Dann ruhten sich die drei im kühlenden Schatten der Pergola aus, und während sie das Scherbett nippten, das Djamila ihnen gebracht hatte, erfragte Amira von ihrem Halbbruder zuweilen seine Meinung zu einem Gedicht, das sie geschrieben hatte. Einmal feierte sie das Thema des Frühlings, das Menahem für sie aus dem Hohen Lied Salomos ausgesucht hatte. Ein anderes Mal hatte sie, angeregt von den Wundern der Natur, die sie täglich beobachtete, ein Herbstgedicht verfaßt, in dem es lyrische Anklänge an das Buch Ruth gab. Hai lobte sie immer sehr, und wenn er zuweilen vorschlug, ein Wort oder einen Reim zu verändern, so tat er das so taktvoll und zart, daß er sie nicht kränkte.

Dalitha wurde dann immer ganz unruhig, rannte ins Haus und kam, eine Hand hinter dem Rücken verborgen, zurück. Sie war fest entschlossen, sich nicht von ihrer älteren Schwester in den Schatten stellen zu lassen, näherte sich Hai und errötete mit einer Mischung aus Schüchternheit und Bewunderung für diesen rotschopfigen, blauäugigen Halbgott, der sich mit der Anmut einer Antilope bewegte und der über alles unter der Sonne Bescheid wußte. Scheu und doch voller Stolz zog sie eine Seite mit hebräischer Kalligraphie hervor und hielt sie ihm hin. Hai legte dann immer den Arm um ihre schmalen Mädchenschultern und versprach ihr, er und sie würden eines Tages auch schöne Verse miteinander schreiben. Dalithas Herz hüpfte vor Freude, und wenn Hai sah, wie sich ihr Gesicht erhellte, wurde auch ihm ganz warm ums Herz.

Mit der Zeit war Ibn Zuhr mit Hais Fortschritten in der Kunst des Aderlasses zufrieden und erlaubte ihm, diese ab und zu an seinem Vater zu erproben, um ihn von den dickflüssigen Blutsäften zu befreien, die ihm die schmerzhafte Entzündung seiner Gelenke verursachten. Dabei bemerkten sowohl Da'ud, der Patient, als auch Sari, die als helfender Engel immer in der Nähe war, daß ihr Sohn eine Begabung besaß, die ihn unter allen anderen Ärzten, die sie kannten, hervorhob. Da'ud war sich nicht sicher, ob nicht vielleicht väterlicher Stolz ihn blind machte, und brachte das Thema bei seinem verehrten Lehrmeister zur Sprache, als er ihm aus Anlaß des großen moslemischen Festes Id il-Fitr als Vertreter der jüdischen Gemeinde einen Besuch abstattete.

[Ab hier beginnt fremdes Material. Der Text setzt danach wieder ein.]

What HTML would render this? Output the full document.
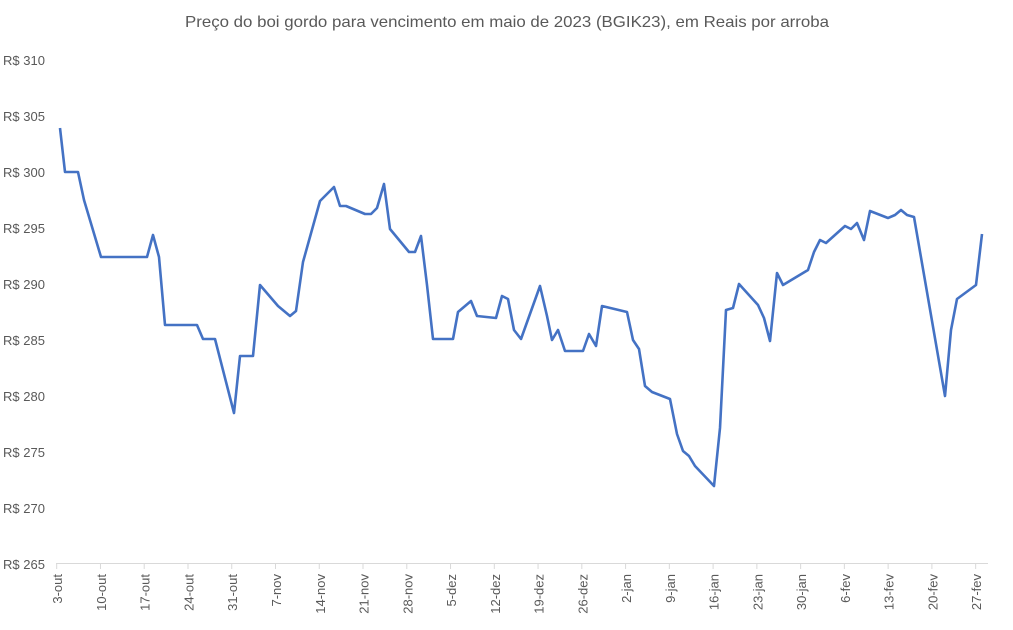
<!DOCTYPE html>
<html><head><meta charset="utf-8"><style>body{margin:0;background:#fff}svg{display:block}</style></head><body>
<svg width="1013" height="630" xmlns="http://www.w3.org/2000/svg" font-family="Liberation Sans, sans-serif">
<rect width="1013" height="630" fill="#fff"/>
<text x="507" y="27" font-size="16" fill="#595959" text-anchor="middle" textLength="644" lengthAdjust="spacingAndGlyphs">Preço do boi gordo para vencimento em maio de 2023 (BGIK23), em Reais por arroba</text>
<g font-size="13" fill="#595959">
<text x="3" y="65">R$ 310</text><text x="3" y="121">R$ 305</text><text x="3" y="177">R$ 300</text><text x="3" y="233">R$ 295</text><text x="3" y="289">R$ 290</text><text x="3" y="345">R$ 285</text><text x="3" y="401">R$ 280</text><text x="3" y="457">R$ 275</text><text x="3" y="513">R$ 270</text><text x="3" y="569">R$ 265</text>
</g>
<line x1="56" y1="563.5" x2="988" y2="563.5" stroke="#d9d9d9" stroke-width="1"/>
<g id="ticks" stroke="#d9d9d9"></g>
<g id="lbl" font-size="13" fill="#595959"></g>
<polyline fill="none" stroke="#4472c4" stroke-width="2.6" stroke-linejoin="round" points="60,128 65,172 78,172 84,200 101,257 147,257 153,235 159,257 165,325 197,325 203,339 215,339 234,413 240,356 253,356 260,285 278,306 290,316 296,311 303,262 320,201 334,187 340,206 346,206 365,214 371,214 377,208 384,184 390,229 409,252 415,252 421,236 427,285 433,339 453,339 458,312 471,301 477,316 496,318 502,296 508,299 514,330 521,339 540,286 547,316 552,340 558,330 565,351 583,351 589,334 596,346 602,306 627,312 633,340 639,349 645,386 652,392 670,399 677,434 683,451 689,456 695,466 714,486 720,428 726,310 733,308 739,284 758,305 764,318 770,341 777,273 783,285 808,270 814,252 820,240 826,243 845,226 851,229 857,223 864,240 870,211 888,218 895,215 901,210 907,215 914,217 945,396 951,330 957,299 976,285 982,234"/>
<script>
var L=["3-out","10-out","17-out","24-out","31-out","7-nov","14-nov","21-nov","28-nov","5-dez","12-dez","19-dez","26-dez","2-jan","9-jan","16-jan","23-jan","30-jan","6-fev","13-fev","20-fev","27-fev"];
var t=document.getElementById('ticks'),g=document.getElementById('lbl'),ns="http://www.w3.org/2000/svg";
L.forEach(function(s,i){var x=56.7+43.76*i;var l=document.createElementNS(ns,'line');l.setAttribute('x1',x);l.setAttribute('x2',x);l.setAttribute('y1',563);l.setAttribute('y2',569);t.appendChild(l);
var tx=document.createElementNS(ns,'text');var cx=x+5.5;tx.setAttribute('transform','translate('+cx+',574) rotate(-90)');tx.setAttribute('text-anchor','end');tx.textContent=s;g.appendChild(tx);});
</script>
</svg>
</body></html>
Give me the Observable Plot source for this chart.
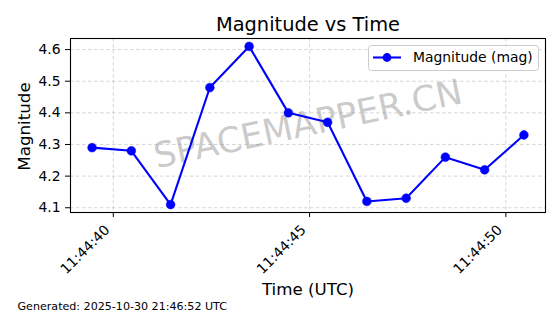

»Ja«, bestätigte ihm der alte Lehrmeister, »dein Sohn ist mit einer außergewöhnlichen Begabung gesegnet, deren Zeugen sowohl ich als auch meine Studenten im Hospital bereits wurden. Es reicht aus, daß er seinen mitleidigen Blick auf einem Menschen ruhen läßt, für dessen Leiden wir kein Heilmittel kennen, es reicht, daß er eine schwache, fiebernde Hand in die seine nimmt, und schon kehrt Leben und Hoffnung in Augen zurück, die bereits fast erloschen waren. Wäre ich nicht ein Mann der strengen Wissenschaft, ich wäre versucht zu glauben, daß ein lebenspendender Strom von seinem Auge und seiner Hand in die Menschen überfließt. Schon allein sein Talent für die Diagnose und sein umfassendes Gedächtnis für Heilverfahren und Medikamente läßt ihn als einen der brillantesten Studenten herausragen, den ich je hatte. Wenn er sich trotz der ungeheuer vielen menschlichen Leiden, die zu heilen auch er außerstande sein wird, diese seltene und kostbare Gabe bewahrt, diese Fähigkeit, seinen Patienten ein Gefühl des Wohlbefindens und Vertrauens einzuflößen, ihnen die Prüfung des nahenden Todes zu erleichtern, dann wird aus ihm ein Arzt von ganz besonderem Rang.«

»Euer Lob ist überwältigend.«

»Ich spreche nur die Wahrheit. Ich bin zu alt, um mich mit Schmeicheleien abzugeben, wie das die Herren bei Hofe für nötig erachten.«

»Ich danke Euch, Meister. Möge Gott Euch noch viele Jahre gesund am Leben erhalten.«

An jenem Abend, als Hai auf Da'uds schmerzenden Knie mit leichter Hand den Umschlag auflegte, den er eigens für ihn zubereitet hatte, wußte sein Vater, daß die Linderung, die er verspürte, von dem tiefen Mitgefühl, das von seinem Sohn zu ihm strömte, ebenso ausging wie von den Heilkräutern. In Hais Augen leuchtete eine Wärme, die von seinem Verständnis für jegliche Form menschlichen Leidens zeugte und von dem leidenschaftlichen Wunsch, es zu lindern.